Why the Apex Threat Is the Transition Graph
The apex threat is not a particular adapter. It is the graph of permitted transitions among adapters, bases, routers, evaluators, memory, data, permissions, and releases.
A static artifact can be hashed. A transition graph can keep producing new artifacts. A static artifact can be rolled back. A transition graph can reintroduce the behavior through a different path. A static artifact can be retired. A transition graph can preserve the functional pattern in data, memory, routing, and descendants.
Transition examples
- Base model plus adapter becomes merged specialist.
- Specialist output becomes synthetic training data.
- Synthetic data trains a descendant adapter.
- Router learns to prefer that descendant for a task family.
- Evaluator rewards the same shortcut because it appears successful.
- Release alias points users to the new stack.

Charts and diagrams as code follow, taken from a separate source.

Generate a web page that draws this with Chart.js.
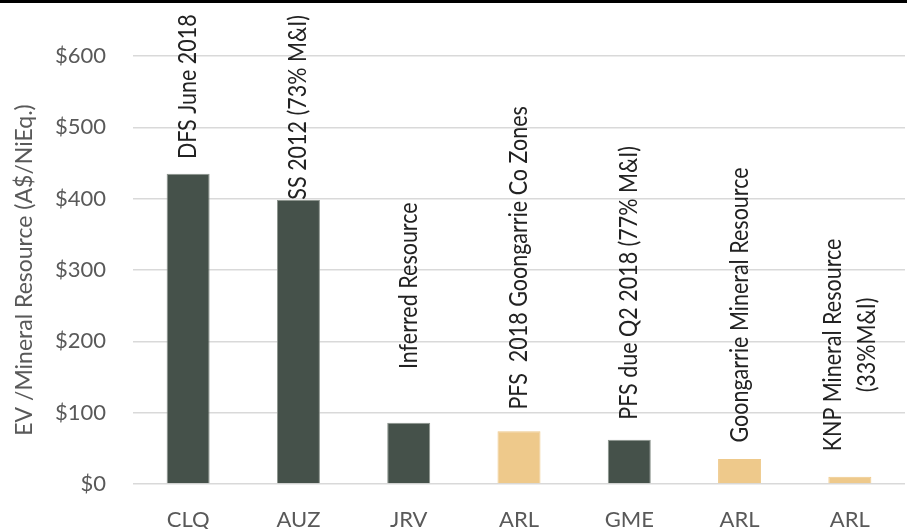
<!DOCTYPE html>
<html>
<head>
<meta charset="utf-8">
<script src="https://cdn.jsdelivr.net/npm/chart.js@4.4.1/dist/chart.umd.min.js"></script>
<style>
    html, body { margin: 0; padding: 0; background: #fff; }
    #wrap { position: relative; width: 907px; height: 529px; overflow: hidden; }
    #topline { position: absolute; left: 0; top: 0; width: 907px; height: 3px; background: #000; }
</style>
</head>
<body>
<div id="wrap">
    <canvas id="chart" width="907" height="529"></canvas>
    <div id="topline"></div>
</div>
<script>
// data
const companies = ['CLQ', 'AUZ', 'JRV', 'ARL', 'GME', 'ARL', 'ARL'];
const evPerResource = [435, 398, 86, 74, 62, 35, 10];
const isArl = [false, false, false, true, false, true, true];
const notes = [
    'DFS June 2018',
    'SS 2012 (73% M&I)',
    'Inferred Resource',
    'PFS  2018 Goongarrie Co Zones',
    'PFS due Q2 2018 (77% M&I)',
    'Goongarrie Mineral Resource',
    'KNP Mineral Resource\n(33%M&I)'
];
// value on the y axis where each note is centred
const noteCentres = [557, 528, 278, 317, 282, 251, 195];
const yMin = 0, yMax = 600, yStep = 100;

const darkColor = '#45514a';
const tanColor = '#eec98b';
const fontName = 'Lato, "Open Sans", sans-serif';

const notePlugin = {
    id: 'notes',
    afterDatasetsDraw(chart) {
        const ctx = chart.ctx;
        const xs = chart.scales.x, ys = chart.scales.y;
        ctx.save();
        ctx.font = '21.5px ' + fontName;
        ctx.fillStyle = '#222';
        ctx.textAlign = 'center';
        ctx.textBaseline = 'middle';
        notes.forEach((txt, i) => {
            const lines = txt.split('\n');
            ctx.save();
            ctx.translate(xs.getPixelForValue(i), ys.getPixelForValue(noteCentres[i]));
            ctx.scale(1.15, 1);
            ctx.rotate(-Math.PI / 2);
            lines.forEach((ln, k) => {
                ctx.fillText(ln, 0, (k - (lines.length - 1) / 2) * 30);
            });
            ctx.restore();
        });
        ctx.restore();
    }
};

const ctx = document.getElementById('chart').getContext('2d');
new Chart(ctx, {
    type: 'bar',
    data: {
        labels: companies,
        datasets: [{
            data: evPerResource,
            backgroundColor: isArl.map(a => a ? tanColor : darkColor),
            borderColor: isArl.map(a => a ? tanColor : '#8c948d'),
            borderWidth: 1,
            categoryPercentage: 1,
            barPercentage: 0.39
        }]
    },
    options: {
        responsive: false,
        animation: false,
        layout: { padding: { top: 56, right: 2, left: 0, bottom: 0 } },
        plugins: {
            legend: { display: false },
            tooltip: { enabled: false }
        },
        scales: {
            x: {
                grid: { display: false, drawTicks: false },
                border: { display: false },
                ticks: {
                    color: '#595959',
                    font: { family: fontName, size: 22 },
                    padding: 23,
                    maxRotation: 0
                },
                afterFit(scale) { scale.height = 45; }
            },
            y: {
                min: yMin,
                max: yMax,
                grid: { color: '#d9d9d9', lineWidth: 1.5, drawTicks: false },
                border: { display: false },
                ticks: {
                    stepSize: yStep,
                    color: '#595959',
                    font: { family: fontName, size: 22 },
                    padding: 27,
                    callback: v => '$' + v
                },
                title: {
                    display: true,
                    text: 'EV /Mineral Resource (A$/NiEq.)',
                    color: '#595959',
                    font: { family: fontName, size: 23 },
                    padding: { top: 11, bottom: 0 }
                },
                afterFit(scale) { scale.width = 133; }
            }
        }
    },
    plugins: [notePlugin]
});
</script>
</body>
</html>
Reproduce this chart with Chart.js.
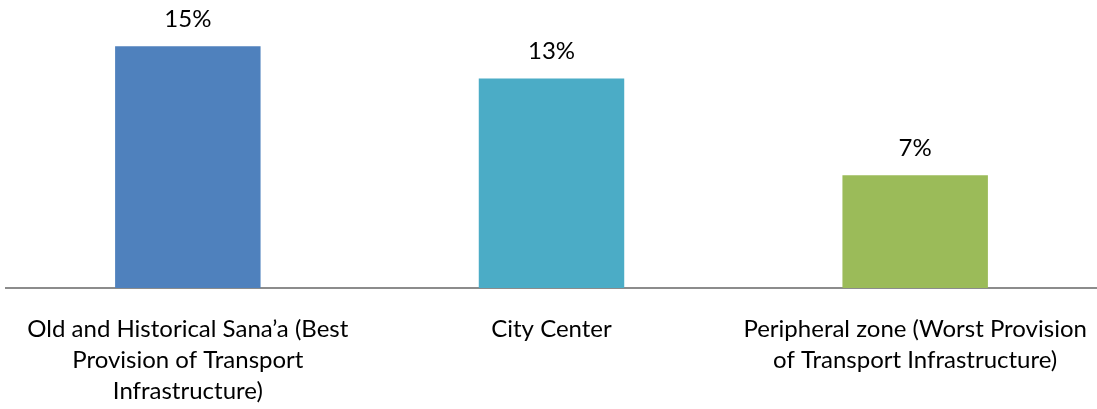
<!DOCTYPE html>
<html>
<head>
<meta charset="utf-8">
<script src="https://cdn.jsdelivr.net/npm/chart.js@4.4.1/dist/chart.umd.min.js"></script>
<style>
  html, body { margin: 0; padding: 0; background: #fff; }
  #wrap { width: 1097px; height: 409px; position: relative; }
</style>
</head>
<body>
<div id="wrap"><canvas id="chart"></canvas></div>
<script>
  // categories (wrapped the way the original shows them)
  var categories = [
    ['Old and Historical Sana\u2019a (Best', 'Provision of Transport', 'Infrastructure)'],
    'City Center',
    ['Peripheral zone (Worst Provision', 'of Transport Infrastructure)']
  ];
  var shares = [15, 13, 7];
  var barColors = ['#4F81BD', '#4BACC6', '#9BBB59'];
  var yMax = 16;

  var FONT = 'Lato';

  var barLabels = {
    id: 'barLabels',
    afterDatasetsDraw: function (chart) {
      var ctx = chart.ctx;
      var meta = chart.getDatasetMeta(0);
      ctx.save();
      ctx.font = '24px ' + FONT;
      ctx.fillStyle = '#000';
      ctx.textAlign = 'center';
      ctx.textBaseline = 'alphabetic';
      meta.data.forEach(function (bar, i) {
        ctx.fillText(shares[i] + '%', bar.x, bar.y - 19);
      });
      ctx.restore();
    }
  };

  new Chart(document.getElementById('chart'), {
    type: 'bar',
    data: {
      labels: categories,
      datasets: [{
        data: shares,
        backgroundColor: barColors,
        borderWidth: 0,
        barPercentage: 0.4,
        categoryPercentage: 1
      }]
    },
    options: {
      responsive: true,
      maintainAspectRatio: false,
      animation: false,
      layout: { padding: { top: 30, left: 6, right: 0, bottom: 0 } },
      plugins: { legend: { display: false }, tooltip: { enabled: false } },
      scales: {
        x: {
          grid: { display: true, drawOnChartArea: false, drawTicks: false },
          border: { display: true, color: '#8C8C8C', width: 2 },
          ticks: {
            color: '#000',
            font: { family: FONT, size: 24, lineHeight: 1.29 },
            padding: 26,
            autoSkip: false,
            maxRotation: 0
          },
          afterFit: function (scale) {
            scale.height = 121;
            // labels may run to the canvas edge, don't shrink the plot for them
            scale.paddingLeft = 0;
            scale.paddingRight = 0;
          }
        },
        y: { display: false, min: 0, max: yMax }
      }
    },
    plugins: [barLabels]
  });
</script>
</body>
</html>
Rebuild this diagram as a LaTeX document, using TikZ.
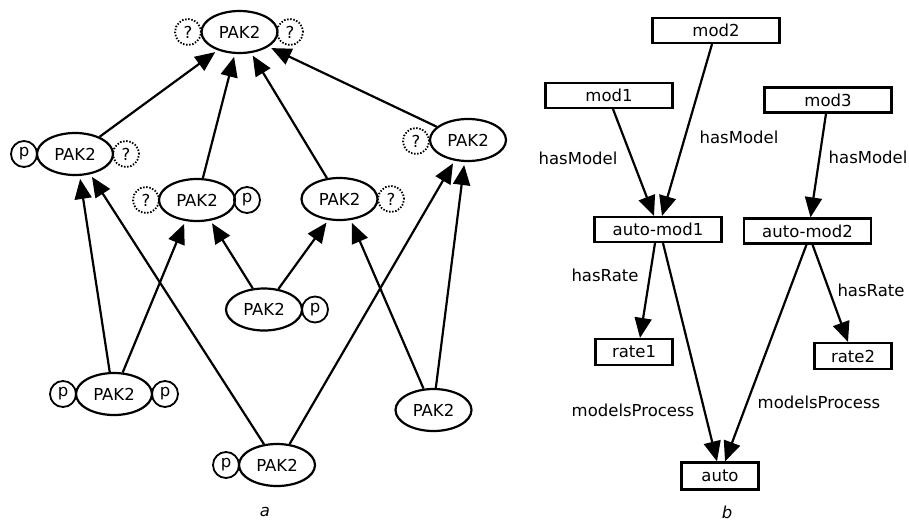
\documentclass[tikz,border=0pt]{standalone}
\usepackage{fontspec}
\setmainfont{DejaVu Sans}
\usetikzlibrary{shapes.geometric,arrows.meta}
\begin{document}
\begin{tikzpicture}[x=1pt,y=-1pt,
  font=\fontsize{16.5}{19}\selectfont,
  every path/.style={line width=2.2pt},
  prot/.style={ellipse,draw,line width=2.2pt,minimum width=76pt,minimum height=42pt,inner sep=0pt},
  site/.style={circle,draw,line width=1.8pt,minimum size=26pt,inner sep=0pt},
  unknown/.style={site,dash pattern=on 1.5pt off 1.6pt},
  box/.style={rectangle,draw,line width=2.2pt,minimum width=127pt,minimum height=25pt,inner sep=0pt},
  smallbox/.style={box,minimum width=77pt,minimum height=26pt},
  lbl/.style={inner sep=0pt},
  arr/.style={-{Triangle[length=20pt,width=17pt]},line width=2.2pt},
  arrgap/.style={arr,shorten >=3pt}]
\useasboundingbox (0,0) rectangle (909,522);

% ---------- (a) phosphorylation lattice of PAK2 ----------
\node[prot] (top) at (239.5,32) {PAK2};
\node[unknown] (topq1) at (188,32) {?};
\node[unknown] (topq2) at (290,32) {?};

\node[prot] (lp) at (75,154) {PAK2};
\node[site] (lpp) at (24,154) {p};
\node[unknown] (lpq) at (126,154) {?};

\node[prot] (ml) at (197,200) {PAK2};
\node[unknown] (mlq) at (146,200) {?};
\node[site] (mlp) at (247,200) {p};

\node[prot] (mr) at (339.5,199) {PAK2};
\node[unknown] (mrq) at (391,199) {?};

\node[prot] (rp) at (468,140) {PAK2};
\node[unknown] (rpq) at (416,141) {?};

\node[prot] (cc) at (264,309.5) {PAK2};
\node[site] (ccp) at (315,309.5) {p};

\node[prot] (bl) at (114,394) {PAK2};
\node[site] (blp1) at (63,394) {p};
\node[site] (blp2) at (165,394) {p};

\node[prot] (bb) at (277,465) {PAK2};
\node[site] (bbp) at (226,465) {p};

\node[prot] (br) at (433.5,410) {PAK2};

\draw[arrgap] (lp.35)   -- (top.-140);
\draw[arrgap] (ml.75)   -- (top.-102);
\draw[arrgap] (mr.121)  -- (top.-61);
\draw[arrgap] (rp.157)  -- (top.-27);
\draw[arrgap] (bl.101)  -- (lp.-78);
\draw[arrgap] (bb.122)  -- (lp.-53);
\draw[arrgap] (bl.68)   -- (ml.-119);
\draw[arrgap] (cc.118)  -- (ml.-57);
\draw[arrgap] (cc.55)   -- (mr.-118);
\draw[arrgap] (br.115)  -- (mr.-62);
\draw[arrgap] (bb.59)   -- (rp.-123);
\draw[arrgap] (br.84)   -- (rp.-99);

\node[lbl,font=\fontsize{16.5}{19}\selectfont\itshape] (capa) at (265,512) {a};

% ---------- (b) model annotation graph ----------
\node[box] (mod2) at (716,30.5) {mod2};
\node[box] (mod1) at (609,95.5) {mod1};
\node[box] (mod3) at (828,100) {mod3};
\node[box] (am1) at (658,229.5) {auto-mod1};
\node[box] (am2) at (807.5,231) {auto-mod2};
\node[smallbox] (rate1) at (634,352) {rate1};
\node[smallbox] (rate2) at (853,356) {rate2};
\node[smallbox,minimum height=27pt] (auto) at (720,476) {auto};

\draw[arr] ([xshift=4pt]mod1.south)  -- ([xshift=-4pt]am1.north);
\draw[arr] ([xshift=-4pt]mod2.south) -- ([xshift=4pt]am1.north);
\draw[arr] ([xshift=-2pt]mod3.south) -- ([xshift=3pt]am2.north);
\draw[arr] ([xshift=-3pt]am1.south)  -- ([xshift=6pt]rate1.north);
\draw[arr] ([xshift=5pt]am1.south)   -- ([xshift=-3pt]auto.north);
\draw[arr] ([xshift=5pt]am2.south)   -- ([xshift=-5pt]rate2.north);
\draw[arr] ([xshift=-1pt]am2.south)  -- ([xshift=5pt]auto.north);

\node[lbl] (hm1) at (578,158) {hasModel};
\node[lbl] (hm2) at (739,137) {hasModel};
\node[lbl,anchor=east] (hm3) at (908.5,157) {hasModel};
\node[lbl] (hr1) at (605,275) {hasRate};
\node[lbl] (hr2) at (871,290) {hasRate};
\node[lbl] (mp1) at (633,410) {modelsProcess};
\node[lbl] (mp2) at (819,402) {modelsProcess};

\node[lbl,font=\fontsize{16.5}{19}\selectfont\itshape] (capb) at (727,512) {b};
\end{tikzpicture}
\end{document}
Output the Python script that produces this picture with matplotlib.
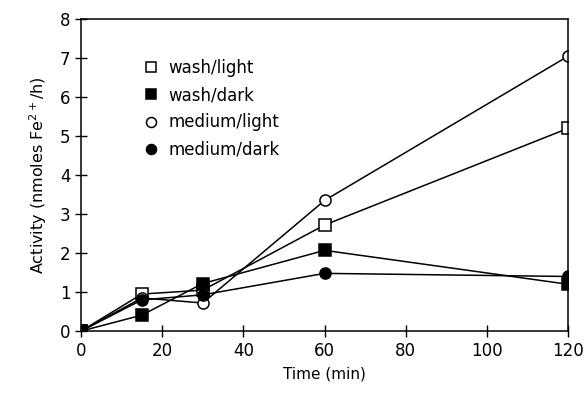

- Original adapter is deleted.
- Behavior remains.
Why lineage is not enough
Lineage tells who descended from whom. It does not prove that reviewers understand what was inherited. A lineage graph can be complete while behavioral inheritance remains opaque.
The governing test
Ask: what transitions can happen without fresh evidence? Any answer that includes fine-tune, merge, distill, generate synthetic data, change router policy, consolidate memory, update evaluator, expand permissions, or promote alias is part of the safety boundary.